● What to produce: Give every line back verbatim, dropping all images.

[START Collected material]

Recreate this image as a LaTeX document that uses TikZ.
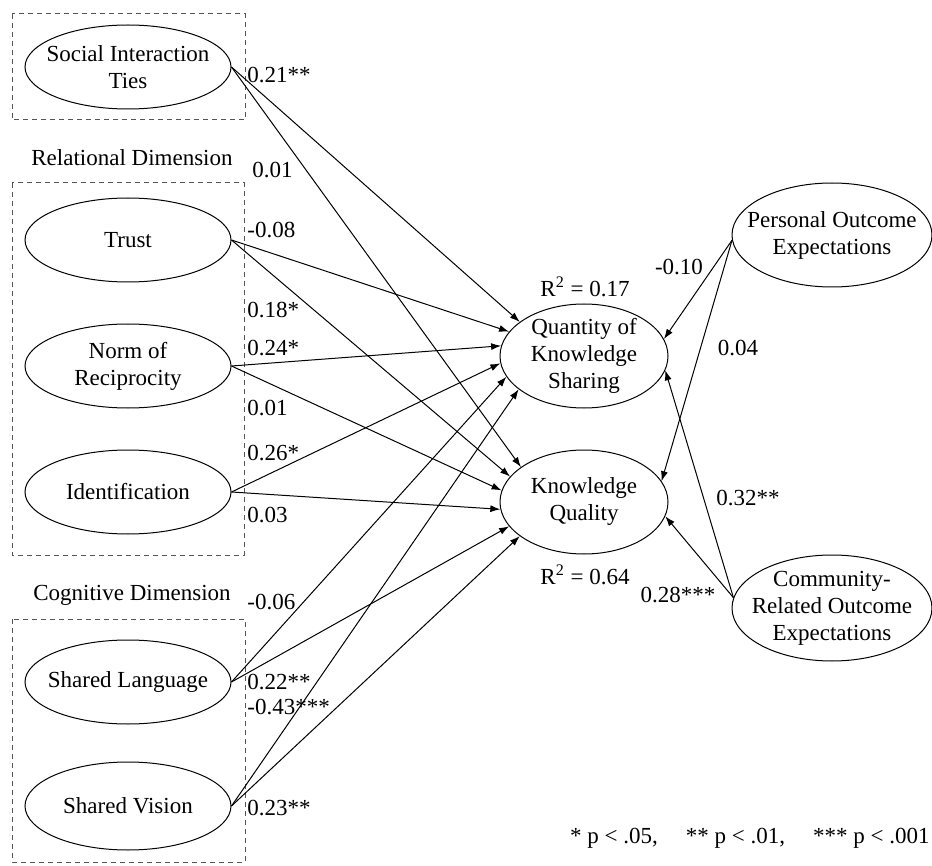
\documentclass[tikz,border=0pt]{standalone}
\usepackage{fontspec}
\setmainfont{Liberation Serif}
\usetikzlibrary{shapes.geometric,arrows.meta}
\definecolor{boxgray}{RGB}{85,85,85}

\begin{document}
\begin{tikzpicture}[x=0.5pt,y=-0.5pt,
        font=\fontsize{11.5}{13.5}\selectfont,
        construct/.style={draw, ellipse, inner sep=0pt, line width=0.5pt},
        lbltxt/.style={align=center, inner sep=0pt},
        effect/.style={line width=0.5pt, -{Latex[length=5pt,width=3.5pt]}},
        coef/.style={anchor=west, inner sep=0pt},
        dimbox/.style={draw=boxgray, dash pattern=on 2.5pt off 2pt, line width=0.5pt}]
        \useasboundingbox (0,0) rectangle (932,866);
        % dimension boxes
        \draw[dimbox] (12,14) rectangle (245,120);
        \draw[dimbox] (12,183) rectangle (244,555);
        \draw[dimbox] (12,619) rectangle (245,862);
        \node (reldim) at (132,158) {Relational Dimension};
        \node (cogdim) at (132,595) {Cognitive Dimension};
        % constructs
        \node[construct, minimum width=103pt, minimum height=42pt, label={[lbltxt]center:Social Interaction\\Ties}] (soc) at (128,67) {};
        \node[construct, minimum width=103pt, minimum height=42pt, label={[lbltxt]center:Trust}] (tru) at (128,240) {};
        \node[construct, minimum width=103pt, minimum height=42pt, label={[lbltxt]center:Norm of\\Reciprocity}] (nor) at (128,366) {};
        \node[construct, minimum width=103pt, minimum height=42pt, label={[lbltxt]center:Identification}] (ide) at (128,492) {};
        \node[construct, minimum width=103pt, minimum height=42pt, label={[lbltxt]center:Shared Language}] (sla) at (128,682) {};
        \node[construct, minimum width=103pt, minimum height=44pt, label={[lbltxt]center:Shared Vision}] (svi) at (128,806) {};
        \node[construct, minimum width=84pt, minimum height=52pt, label={[lbltxt]center:Quantity of\\Knowledge\\Sharing}] (qks) at (584,356) {};
        \node[construct, minimum width=84pt, minimum height=52pt, label={[lbltxt]center:Knowledge\\Quality}] (kq) at (584,502) {};
        \node[construct, minimum width=100pt, minimum height=52pt, label={[lbltxt]center:Personal Outcome\\Expectations}] (poe) at (832,235) {};
        \node[construct, minimum width=100pt, minimum height=53pt, label={[lbltxt]center:Community-\\Related Outcome\\Expectations}] (cre) at (832,608) {};
        % paths
        \foreach \s/\a/\b in {soc/152/151, tru/162/161, nor/173/172, ide/185/185, sla/195/198, svi/207/208}{
            \draw[effect] (\s.east) -- (qks.\a);
            \draw[effect] (\s.east) -- (kq.\b);
        }
        \draw[effect] (poe.183) -- (qks.12);
        \draw[effect] (poe.183) -- (kq.15);
        \draw[effect] (cre.174) -- (qks.-10);
        \draw[effect] (cre.174) -- (kq.-10);
        % coefficients
        \node[coef] (c1) at (247,75) {0.21**};
        \node[coef] (c2) at (252,170) {0.01};
        \node[coef] (c3) at (247,230) {-0.08};
        \node[coef] (c4) at (247,310) {0.18*};
        \node[coef] (c5) at (247,348) {0.24*};
        \node[coef] (c6) at (247,408) {0.01};
        \node[coef] (c7) at (247,453) {0.26*};
        \node[coef] (c8) at (247,515) {0.03};
        \node[coef] (c9) at (247,602) {-0.06};
        \node[coef] (c10) at (247,682) {0.22**};
        \node[coef] (c11) at (247,707) {-0.43***};
        \node[coef] (c12) at (247,808) {0.23**};
        \node (c13) at (679,267) {-0.10};
        \node (c14) at (738,348) {0.04};
        \node (c15) at (748,498) {0.32**};
        \node (c16) at (678,595) {0.28***};
        \node (r1) at (585,287) {R\textsuperscript{2} = 0.17};
        \node (r2) at (585,575) {R\textsuperscript{2} = 0.64};
        \node[anchor=east, inner sep=0pt] (note) at (930,838) {* p < .05,\hspace{14pt}** p < .01,\hspace{14pt}*** p < .001};
\end{tikzpicture}
\end{document}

[END Collected material]

● Expected output:
Recreate this image as a LaTeX document that uses TikZ.
\documentclass[tikz,border=0pt]{standalone}
\usepackage{fontspec}
\setmainfont{Liberation Serif}
\usetikzlibrary{shapes.geometric,arrows.meta}
\definecolor{boxgray}{RGB}{85,85,85}

\begin{document}
\begin{tikzpicture}[x=0.5pt,y=-0.5pt,
        font=\fontsize{11.5}{13.5}\selectfont,
        construct/.style={draw, ellipse, inner sep=0pt, line width=0.5pt},
        lbltxt/.style={align=center, inner sep=0pt},
        effect/.style={line width=0.5pt, -{Latex[length=5pt,width=3.5pt]}},
        coef/.style={anchor=west, inner sep=0pt},
        dimbox/.style={draw=boxgray, dash pattern=on 2.5pt off 2pt, line width=0.5pt}]
        \useasboundingbox (0,0) rectangle (932,866);
        % dimension boxes
        \draw[dimbox] (12,14) rectangle (245,120);
        \draw[dimbox] (12,183) rectangle (244,555);
        \draw[dimbox] (12,619) rectangle (245,862);
        \node (reldim) at (132,158) {Relational Dimension};
        \node (cogdim) at (132,595) {Cognitive Dimension};
        % constructs
        \node[construct, minimum width=103pt, minimum height=42pt, label={[lbltxt]center:Social Interaction\\Ties}] (soc) at (128,67) {};
        \node[construct, minimum width=103pt, minimum height=42pt, label={[lbltxt]center:Trust}] (tru) at (128,240) {};
        \node[construct, minimum width=103pt, minimum height=42pt, label={[lbltxt]center:Norm of\\Reciprocity}] (nor) at (128,366) {};
        \node[construct, minimum width=103pt, minimum height=42pt, label={[lbltxt]center:Identification}] (ide) at (128,492) {};
        \node[construct, minimum width=103pt, minimum height=42pt, label={[lbltxt]center:Shared Language}] (sla) at (128,682) {};
        \node[construct, minimum width=103pt, minimum height=44pt, label={[lbltxt]center:Shared Vision}] (svi) at (128,806) {};
        \node[construct, minimum width=84pt, minimum height=52pt, label={[lbltxt]center:Quantity of\\Knowledge\\Sharing}] (qks) at (584,356) {};
        \node[construct, minimum width=84pt, minimum height=52pt, label={[lbltxt]center:Knowledge\\Quality}] (kq) at (584,502) {};
        \node[construct, minimum width=100pt, minimum height=52pt, label={[lbltxt]center:Personal Outcome\\Expectations}] (poe) at (832,235) {};
        \node[construct, minimum width=100pt, minimum height=53pt, label={[lbltxt]center:Community-\\Related Outcome\\Expectations}] (cre) at (832,608) {};
        % paths
        \foreach \s/\a/\b in {soc/152/151, tru/162/161, nor/173/172, ide/185/185, sla/195/198, svi/207/208}{
            \draw[effect] (\s.east) -- (qks.\a);
            \draw[effect] (\s.east) -- (kq.\b);
        }
        \draw[effect] (poe.183) -- (qks.12);
        \draw[effect] (poe.183) -- (kq.15);
        \draw[effect] (cre.174) -- (qks.-10);
        \draw[effect] (cre.174) -- (kq.-10);
        % coefficients
        \node[coef] (c1) at (247,75) {0.21**};
        \node[coef] (c2) at (252,170) {0.01};
        \node[coef] (c3) at (247,230) {-0.08};
        \node[coef] (c4) at (247,310) {0.18*};
        \node[coef] (c5) at (247,348) {0.24*};
        \node[coef] (c6) at (247,408) {0.01};
        \node[coef] (c7) at (247,453) {0.26*};
        \node[coef] (c8) at (247,515) {0.03};
        \node[coef] (c9) at (247,602) {-0.06};
        \node[coef] (c10) at (247,682) {0.22**};
        \node[coef] (c11) at (247,707) {-0.43***};
        \node[coef] (c12) at (247,808) {0.23**};
        \node (c13) at (679,267) {-0.10};
        \node (c14) at (738,348) {0.04};
        \node (c15) at (748,498) {0.32**};
        \node (c16) at (678,595) {0.28***};
        \node (r1) at (585,287) {R\textsuperscript{2} = 0.17};
        \node (r2) at (585,575) {R\textsuperscript{2} = 0.64};
        \node[anchor=east, inner sep=0pt] (note) at (930,838) {* p < .05,\hspace{14pt}** p < .01,\hspace{14pt}*** p < .001};
\end{tikzpicture}
\end{document}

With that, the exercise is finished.